Data>
....
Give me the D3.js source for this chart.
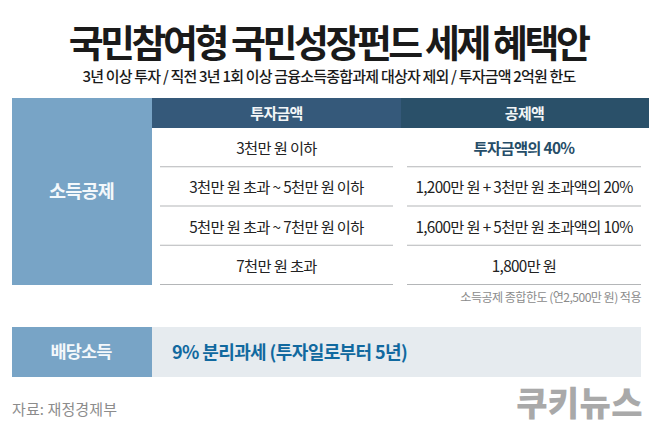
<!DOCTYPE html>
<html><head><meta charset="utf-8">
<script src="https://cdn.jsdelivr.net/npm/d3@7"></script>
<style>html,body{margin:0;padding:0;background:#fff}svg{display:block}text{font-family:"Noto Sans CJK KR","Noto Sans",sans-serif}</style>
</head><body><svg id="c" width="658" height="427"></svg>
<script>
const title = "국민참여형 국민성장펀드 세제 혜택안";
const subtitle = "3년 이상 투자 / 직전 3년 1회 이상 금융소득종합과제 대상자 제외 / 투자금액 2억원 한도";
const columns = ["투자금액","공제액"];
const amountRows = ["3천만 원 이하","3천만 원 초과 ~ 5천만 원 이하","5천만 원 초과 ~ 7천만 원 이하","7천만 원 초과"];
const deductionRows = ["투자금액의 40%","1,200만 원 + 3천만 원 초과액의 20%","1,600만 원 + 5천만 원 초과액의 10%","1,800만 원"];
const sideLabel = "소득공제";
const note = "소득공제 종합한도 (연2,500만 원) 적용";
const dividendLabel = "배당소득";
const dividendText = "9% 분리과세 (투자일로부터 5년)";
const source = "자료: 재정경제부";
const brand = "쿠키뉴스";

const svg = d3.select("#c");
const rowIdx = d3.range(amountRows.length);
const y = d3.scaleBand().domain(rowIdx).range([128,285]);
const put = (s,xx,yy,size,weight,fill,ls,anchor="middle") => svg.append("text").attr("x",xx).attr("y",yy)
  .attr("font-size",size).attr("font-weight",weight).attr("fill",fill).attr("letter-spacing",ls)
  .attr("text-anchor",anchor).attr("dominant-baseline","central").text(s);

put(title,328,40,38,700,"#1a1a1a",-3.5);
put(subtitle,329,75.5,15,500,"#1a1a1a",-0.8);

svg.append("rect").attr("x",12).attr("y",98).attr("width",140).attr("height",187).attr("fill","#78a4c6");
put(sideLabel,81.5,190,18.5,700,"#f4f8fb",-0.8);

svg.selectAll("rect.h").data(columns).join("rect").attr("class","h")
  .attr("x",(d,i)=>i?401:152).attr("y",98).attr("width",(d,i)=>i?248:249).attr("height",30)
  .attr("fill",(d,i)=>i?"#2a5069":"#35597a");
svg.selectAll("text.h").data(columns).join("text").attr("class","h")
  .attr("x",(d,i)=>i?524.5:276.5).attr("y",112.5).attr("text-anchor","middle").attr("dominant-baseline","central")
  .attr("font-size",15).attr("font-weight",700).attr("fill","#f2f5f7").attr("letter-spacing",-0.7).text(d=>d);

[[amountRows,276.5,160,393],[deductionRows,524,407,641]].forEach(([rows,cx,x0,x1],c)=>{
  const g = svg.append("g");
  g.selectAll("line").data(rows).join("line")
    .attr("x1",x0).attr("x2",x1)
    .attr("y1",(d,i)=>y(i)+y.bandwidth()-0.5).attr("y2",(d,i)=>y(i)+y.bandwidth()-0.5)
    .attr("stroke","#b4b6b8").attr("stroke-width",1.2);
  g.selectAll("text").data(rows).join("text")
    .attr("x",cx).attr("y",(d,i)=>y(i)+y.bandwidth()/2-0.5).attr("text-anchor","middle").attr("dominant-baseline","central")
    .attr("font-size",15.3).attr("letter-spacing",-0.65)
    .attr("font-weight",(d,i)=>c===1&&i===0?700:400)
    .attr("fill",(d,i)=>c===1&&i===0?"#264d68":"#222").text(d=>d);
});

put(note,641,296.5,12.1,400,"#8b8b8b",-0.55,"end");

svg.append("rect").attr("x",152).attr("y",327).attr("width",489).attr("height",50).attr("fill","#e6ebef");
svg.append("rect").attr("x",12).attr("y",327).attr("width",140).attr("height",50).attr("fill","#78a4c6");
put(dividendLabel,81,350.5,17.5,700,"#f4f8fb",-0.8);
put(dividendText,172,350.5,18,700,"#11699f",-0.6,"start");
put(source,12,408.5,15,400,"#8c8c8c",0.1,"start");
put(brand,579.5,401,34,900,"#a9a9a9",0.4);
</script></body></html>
....
Problem to solve>
Every line of the material is to be quoted exactly, with no pictures carried over.

Written response>
Give me the D3.js source for this chart.
<!DOCTYPE html>
<html><head><meta charset="utf-8">
<script src="https://cdn.jsdelivr.net/npm/d3@7"></script>
<style>html,body{margin:0;padding:0;background:#fff}svg{display:block}text{font-family:"Noto Sans CJK KR","Noto Sans",sans-serif}</style>
</head><body><svg id="c" width="658" height="427"></svg>
<script>
const title = "국민참여형 국민성장펀드 세제 혜택안";
const subtitle = "3년 이상 투자 / 직전 3년 1회 이상 금융소득종합과제 대상자 제외 / 투자금액 2억원 한도";
const columns = ["투자금액","공제액"];
const amountRows = ["3천만 원 이하","3천만 원 초과 ~ 5천만 원 이하","5천만 원 초과 ~ 7천만 원 이하","7천만 원 초과"];
const deductionRows = ["투자금액의 40%","1,200만 원 + 3천만 원 초과액의 20%","1,600만 원 + 5천만 원 초과액의 10%","1,800만 원"];
const sideLabel = "소득공제";
const note = "소득공제 종합한도 (연2,500만 원) 적용";
const dividendLabel = "배당소득";
const dividendText = "9% 분리과세 (투자일로부터 5년)";
const source = "자료: 재정경제부";
const brand = "쿠키뉴스";

const svg = d3.select("#c");
const rowIdx = d3.range(amountRows.length);
const y = d3.scaleBand().domain(rowIdx).range([128,285]);
const put = (s,xx,yy,size,weight,fill,ls,anchor="middle") => svg.append("text").attr("x",xx).attr("y",yy)
  .attr("font-size",size).attr("font-weight",weight).attr("fill",fill).attr("letter-spacing",ls)
  .attr("text-anchor",anchor).attr("dominant-baseline","central").text(s);

put(title,328,40,38,700,"#1a1a1a",-3.5);
put(subtitle,329,75.5,15,500,"#1a1a1a",-0.8);

svg.append("rect").attr("x",12).attr("y",98).attr("width",140).attr("height",187).attr("fill","#78a4c6");
put(sideLabel,81.5,190,18.5,700,"#f4f8fb",-0.8);

svg.selectAll("rect.h").data(columns).join("rect").attr("class","h")
  .attr("x",(d,i)=>i?401:152).attr("y",98).attr("width",(d,i)=>i?248:249).attr("height",30)
  .attr("fill",(d,i)=>i?"#2a5069":"#35597a");
svg.selectAll("text.h").data(columns).join("text").attr("class","h")
  .attr("x",(d,i)=>i?524.5:276.5).attr("y",112.5).attr("text-anchor","middle").attr("dominant-baseline","central")
  .attr("font-size",15).attr("font-weight",700).attr("fill","#f2f5f7").attr("letter-spacing",-0.7).text(d=>d);

[[amountRows,276.5,160,393],[deductionRows,524,407,641]].forEach(([rows,cx,x0,x1],c)=>{
  const g = svg.append("g");
  g.selectAll("line").data(rows).join("line")
    .attr("x1",x0).attr("x2",x1)
    .attr("y1",(d,i)=>y(i)+y.bandwidth()-0.5).attr("y2",(d,i)=>y(i)+y.bandwidth()-0.5)
    .attr("stroke","#b4b6b8").attr("stroke-width",1.2);
  g.selectAll("text").data(rows).join("text")
    .attr("x",cx).attr("y",(d,i)=>y(i)+y.bandwidth()/2-0.5).attr("text-anchor","middle").attr("dominant-baseline","central")
    .attr("font-size",15.3).attr("letter-spacing",-0.65)
    .attr("font-weight",(d,i)=>c===1&&i===0?700:400)
    .attr("fill",(d,i)=>c===1&&i===0?"#264d68":"#222").text(d=>d);
});

put(note,641,296.5,12.1,400,"#8b8b8b",-0.55,"end");

svg.append("rect").attr("x",152).attr("y",327).attr("width",489).attr("height",50).attr("fill","#e6ebef");
svg.append("rect").attr("x",12).attr("y",327).attr("width",140).attr("height",50).attr("fill","#78a4c6");
put(dividendLabel,81,350.5,17.5,700,"#f4f8fb",-0.8);
put(dividendText,172,350.5,18,700,"#11699f",-0.6,"start");
put(source,12,408.5,15,400,"#8c8c8c",0.1,"start");
put(brand,579.5,401,34,900,"#a9a9a9",0.4);
</script></body></html>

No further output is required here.